Some former laundrymen turned to the food service industry, opening Chinese restaurants throughout Dallas. The only remnants of the since-closed businesses are leftover matchbooks, menus, and photos safeguarded by families of the early restaurateurs. 

The Dallas Asian American Historical Society featured some of these artifacts and stories last summer in our first public exhibition, Leftover. We partnered with Preservation Dallas to borrow their space in the historic Wilson House, because—despite Asian Americans being the fastest-growing population in North Texas—our community does not have a designated cultural or resource center in the city.

The absence of such a space was especially palpable following the Allen Premium Outlets mall shooting this time last year when a swastika-tattooed shooter murdered eight people, four of whom were Asian. Asian American community leaders organized quickly to respond but soon realized we had no physical location to convene. 

We relied on the generosity of partners like Dallas Truth, Racial Healing & Transformation, Union, and Oak Lawn United Methodist Church, who lent us their buildings for a press conference and memorial vigil. It was both a powerful demonstration of community care and a painful reminder of how much the city has rendered us invisible.

A master plan was developed in the early 2000s for a Dallas Asian American Cultural Center. Its proposed existence seems to have disappeared from the city’s collective memory, much like the stories of its first Asian residents or any physical trace of our existence pre-1970s. Without historical markers, preserved buildings, or cultural institutions, record-keeping is left to individual community members and families. 

Perhaps that is why this month of May is dedicated to Asian American “heritage” rather than history. Merriam-Webster dictionary defines “heritage” as “something transmitted by or acquired from a predecessor: LEGACY, INHERITANCE.” 

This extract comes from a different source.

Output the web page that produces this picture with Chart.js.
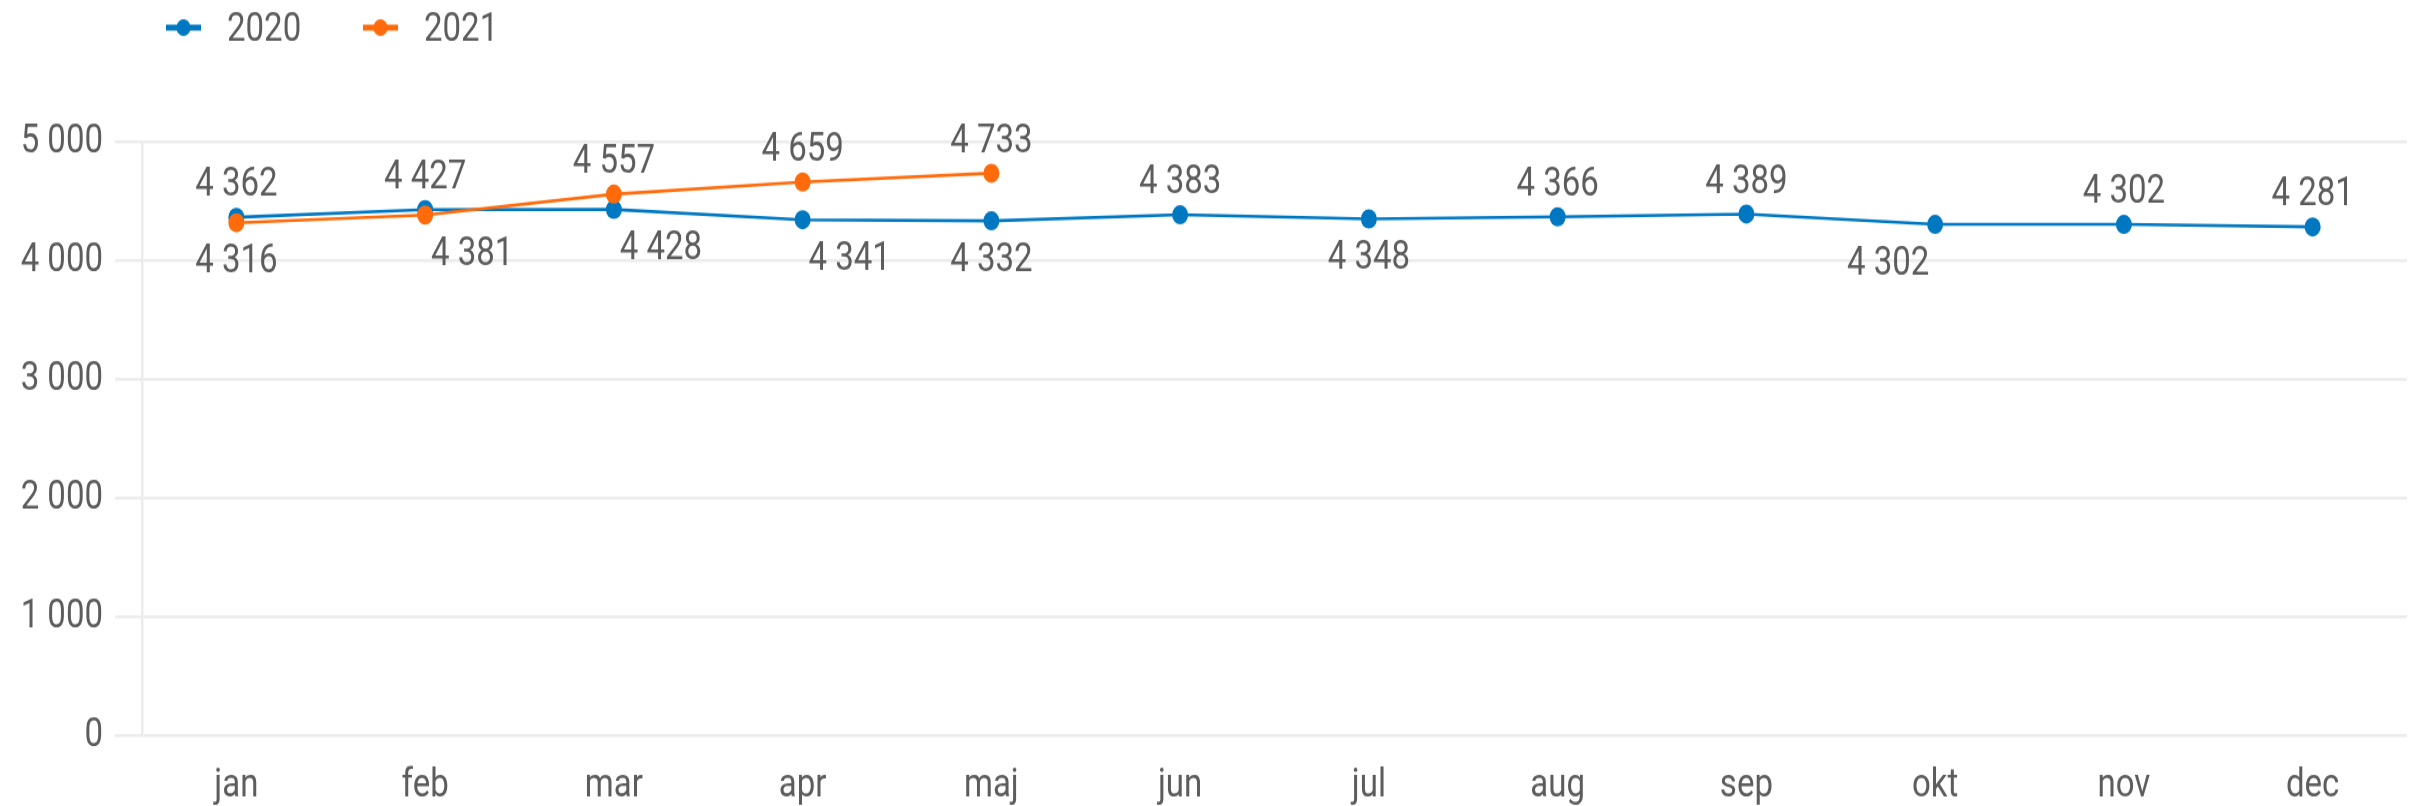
<!DOCTYPE html>
<html>
<head>
<meta charset="utf-8">
<script src="https://cdn.jsdelivr.net/npm/chart.js@4/dist/chart.umd.min.js"></script>
<style>
  html { overflow: hidden; }
  html, body { margin: 0; padding: 0; background: #fff; }
  body { width: 2417px; height: 806px; }
  /* the reference is stretched vertically, so draw at a lower height and stretch it;
     the canvas runs a little past the bottom of the window so labels are not cut */
  #wrap { width: 2417px; height: 700px; transform: scaleY(1.19940); transform-origin: 0 0; }
</style>
</head>
<body>
<div id="wrap"><canvas id="chart"></canvas></div>
<script>
const months = ['jan', 'feb', 'mar', 'apr', 'maj', 'jun', 'jul', 'aug', 'sep', 'okt', 'nov', 'dec'];
const seriesNames = ['2020', '2021'];
const values2020 = [4362, 4427, 4428, 4341, 4332, 4383, 4348, 4366, 4389, 4302, 4302, 4281];
const values2021 = [4316, 4381, 4557, 4659, 4733];
const yTicks = [0, 1000, 2000, 3000, 4000, 5000];

// where each value label sits relative to its point
const sides2020 = ['above', 'above', 'below-right', 'below-right', 'below', 'above', 'below', 'above', 'above', 'below-left', 'above', 'above'];
const sides2021 = ['below', 'below-right', 'above', 'above', 'above'];

const BLUE = '#0078c1';
const ORANGE = '#ff6b0a';
const TEXT = '#5c5c5c';
const GRID = '#ececec';
const FONT = 'Roboto';

Chart.defaults.font.family = FONT;
Chart.defaults.color = TEXT;

function fmt(n) {
    return String(n).replace(/\B(?=(\d{3})+(?!\d))/g, ' ');
}

const valueLabels = {
    id: 'valueLabels',
    afterDatasetsDraw(chart) {
        const ctx = chart.ctx;
        ctx.save();
        ctx.font = '33px ' + FONT;
        ctx.fillStyle = TEXT;
        ctx.textAlign = 'center';
        ctx.textBaseline = 'middle';
        chart.data.datasets.forEach((ds, di) => {
            const meta = chart.getDatasetMeta(di);
            meta.data.forEach((pt, i) => {
                const side = ds.labelSides[i] || 'above';
                let x = pt.x;
                let y = side === 'above' ? pt.y - 26 : pt.y + 33.5;
                if (side === 'below-right') x += 47;
                if (side === 'below-left') x -= 47;
                ctx.fillText(fmt(ds.data[i]), x, y);
            });
        });
        ctx.restore();
    }
};

// simple legend: line with a dot, then the series name
const lineLegend = {
    id: 'lineLegend',
    afterDraw(chart) {
        const ctx = chart.ctx;
        const iconX = [166, 363];
        const textX = [227, 424];
        const y = 23;
        ctx.save();
        chart.data.datasets.forEach((ds, i) => {
            ctx.strokeStyle = ds.borderColor;
            ctx.fillStyle = ds.borderColor;
            ctx.lineWidth = 5;
            ctx.beginPath();
            ctx.moveTo(iconX[i], y);
            ctx.lineTo(iconX[i] + 35, y);
            ctx.stroke();
            ctx.beginPath();
            ctx.arc(iconX[i] + 17.5, y, 7, 0, Math.PI * 2);
            ctx.fill();
            ctx.fillStyle = TEXT;
            ctx.font = '33px ' + FONT;
            ctx.textAlign = 'left';
            ctx.textBaseline = 'middle';
            ctx.fillText(ds.label, textX[i], y + 2.5);
        });
        ctx.restore();
    }
};

const ctx = document.getElementById('chart').getContext('2d');

new Chart(ctx, {
    type: 'line',
    data: {
        labels: months,
        datasets: [
            {
                label: seriesNames[0],
                data: values2020,
                labelSides: sides2020,
                borderColor: BLUE,
                backgroundColor: BLUE,
                pointBackgroundColor: BLUE,
                pointBorderColor: BLUE,
                borderWidth: 2.6,
                pointRadius: 8,
                pointBorderWidth: 0,
                tension: 0,
                order: 1
            },
            {
                label: seriesNames[1],
                data: values2021,
                labelSides: sides2021,
                borderColor: ORANGE,
                backgroundColor: ORANGE,
                pointBackgroundColor: ORANGE,
                pointBorderColor: ORANGE,
                borderWidth: 2.6,
                pointRadius: 8,
                pointBorderWidth: 0,
                tension: 0,
                order: 0
            }
        ]
    },
    options: {
        responsive: true,
        maintainAspectRatio: false,
        animation: false,
        events: [],
        layout: { padding: { top: 118, right: 10, left: 0, bottom: 0 } },
        plugins: {
            legend: { display: false },
            tooltip: { enabled: false }
        },
        scales: {
            x: {
                offset: true,
                grid: { display: false, drawTicks: false },
                border: { display: false },
                ticks: {
                    color: TEXT,
                    font: { size: 33 },
                    padding: 23,
                    autoSkip: false,
                    maxRotation: 0
                },
                afterFit: (scale) => { scale.height = 87.2; }
            },
            y: {
                min: yTicks[0],
                max: yTicks[yTicks.length - 1],
                afterBuildTicks: (scale) => { scale.ticks = yTicks.map(v => ({ value: v })); },
                grid: { color: GRID, lineWidth: 2.5, tickLength: 27, drawTicks: true },
                border: { display: true, color: GRID, width: 2.5 },
                ticks: {
                    color: TEXT,
                    font: { size: 33 },
                    padding: 12,
                    labelOffset: 1,
                    callback: (v) => fmt(v)
                },
                afterFit: (scale) => { scale.width = 142; }
            }
        }
    },
    plugins: [valueLabels, lineLegend]
});
</script>
</body>
</html>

The Dallas Asian American Historical Society hopes to secure a home within the next year for our growing collection of Asian American research, books, and artifacts, with an oral history studio and digitization equipment to preserve more stories from the community. We imagine it could someday evolve into a full-blown history museum and resource center. Dallas’ Asian American Culture Center seems both a forgotten memory from the past and a distant dream for the future. But if there’s one thing we inherited from our predecessors, it is their will to persevere and create within spaces built to exclude them. Their legacy, our legacy is here. We’ll reclaim our rightful place in the city and its narrative, even if it’s as the early Chinese railroad workers did, laying one track at a time.